To feed the hunger for training, we must get more creative with our training. There are a variety of training techniques that are differentially different and might pump in a bit of oxygen to invigorate the training flame. Let’s look at a few.


Options

  • Whiteboard animation - This is an engagement mechanism that brings to life a process or the likes of a decision. Consider applications like Doodly.com where there is the impression of a hand on the screen that is correlating drawing the message with cartoons as it is being told. Dynamically, this engaging training tells the story with markers on a whiteboard and takes detours with a visual eraser as if we are seeing watching the story live. Seeing the animation navigate to explain things, like the importance of eliminating texting and driving, can significantly change the ability to land the message. Drawing the story of leaving your house, driving to work, and being distracted by a text shown in a cartoon can enable images to embrace the importance.

  • On-the-Job Training (OJT) - If you complete a course, instead of only testing, give homework to underwrite the training. Consider giving applicable questions that demonstrate competency along with the execution of the training to validate the course. This can be applicable when starting a new job or just completing an apprenticeship course on something like print reading. Leverage the training to require the individual to go out to the location of the application and demonstrate the newly acquired skill.

  • Short video training - Most companies purchase individual Microsoft accounts for their entire team. Part of some of the package includes Microsoft Stream, a video creation software with public and private distribution options along with transcript functionality. Applications for this include quick updates on transformation activities or new tricks to make processes quicker. The goal is is to make them short and sweet.

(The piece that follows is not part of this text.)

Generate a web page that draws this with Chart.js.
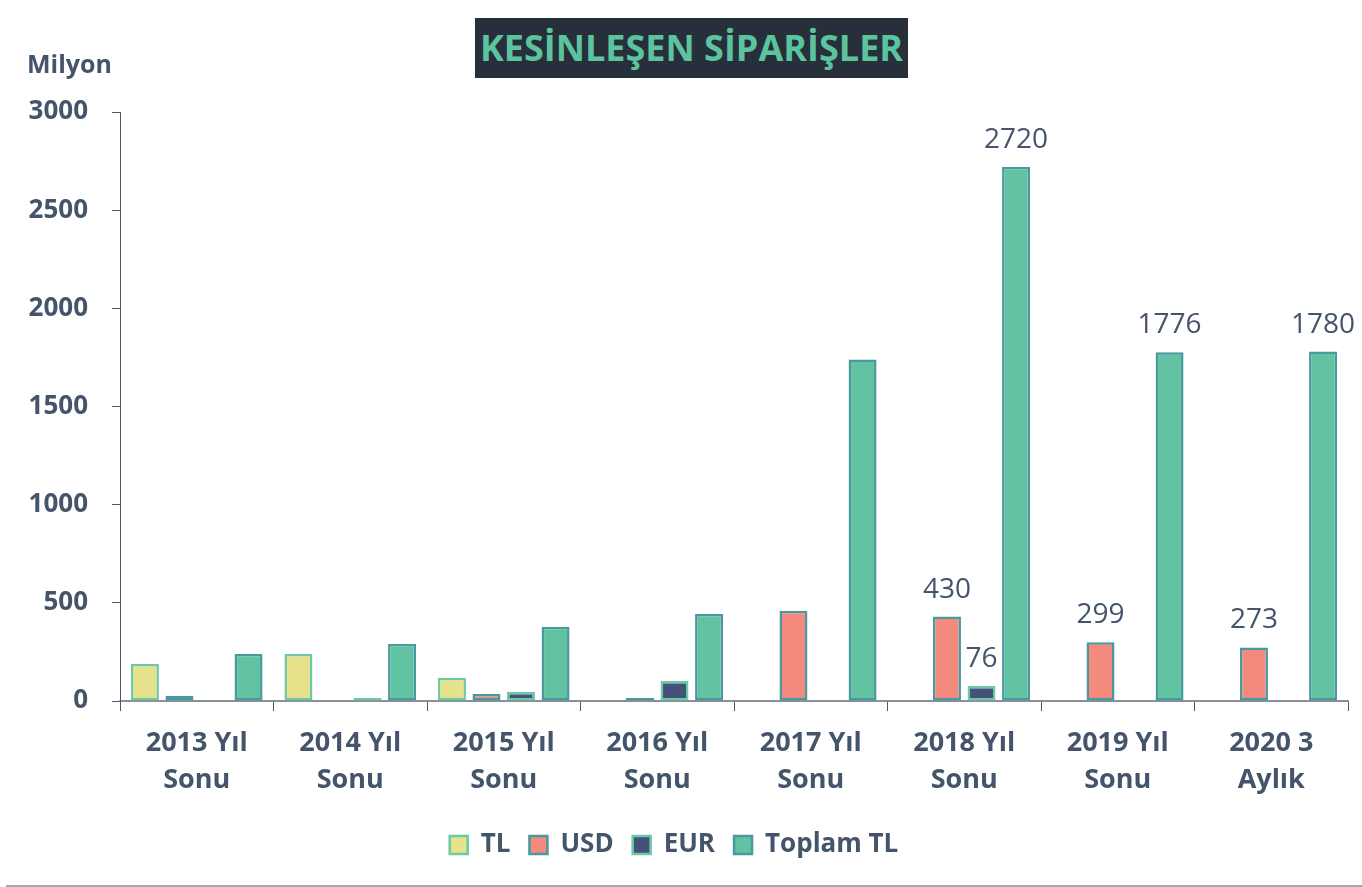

To succeed in getting your message to break through, deliver one clear, concise message consistently over a long period of time. Consistency is the key to creating credibility with your audiences. - George Stenitzer
  • Bring on the Apps - There are plenty of them out there. Most come at a cost, but many have free versions that are just enough to get an assignment done or tease you enough to purchase a paid subscription. Consider MIRO.com which is an online collaboration tool to bring a wall of post-it notes into a virtual world. Or consider an engaging survey tool like Mentimeter.com which forces all of the attendees to use their phones during training to engage in activity versus scrolling through their social media accounts.

  • Storytelling learning - In the early 20th century, inside all of the industrial mills were hundreds of cartoons that showed the importance of training. The simplistic characters with key messages on the importance of safety are engrained into the minds of individuals every time they pass them. Fast forward almost 100 years, and that same type of training exists in the digital world. Companies like Root Integrated Learning have reinvented this training technique to take a message or a process and bring it to life with a storyboard.

Visually arresting and narratively engrossing, they deliver measurable impact with every pixel. Root Integrated Learning. - Rootinc

The goal is to absorb training and demonstrate competency. Too often we invest in training, and halfway out the door, 80% of the attendees just forgot 80% of what they were supposed to learn. It isn’t the fault of the trainee, it is that we need to increase retention and demonstration by reinvigorating training by making it organic. Do something like even a crossword puzzle, just stop doing the same boring stuff.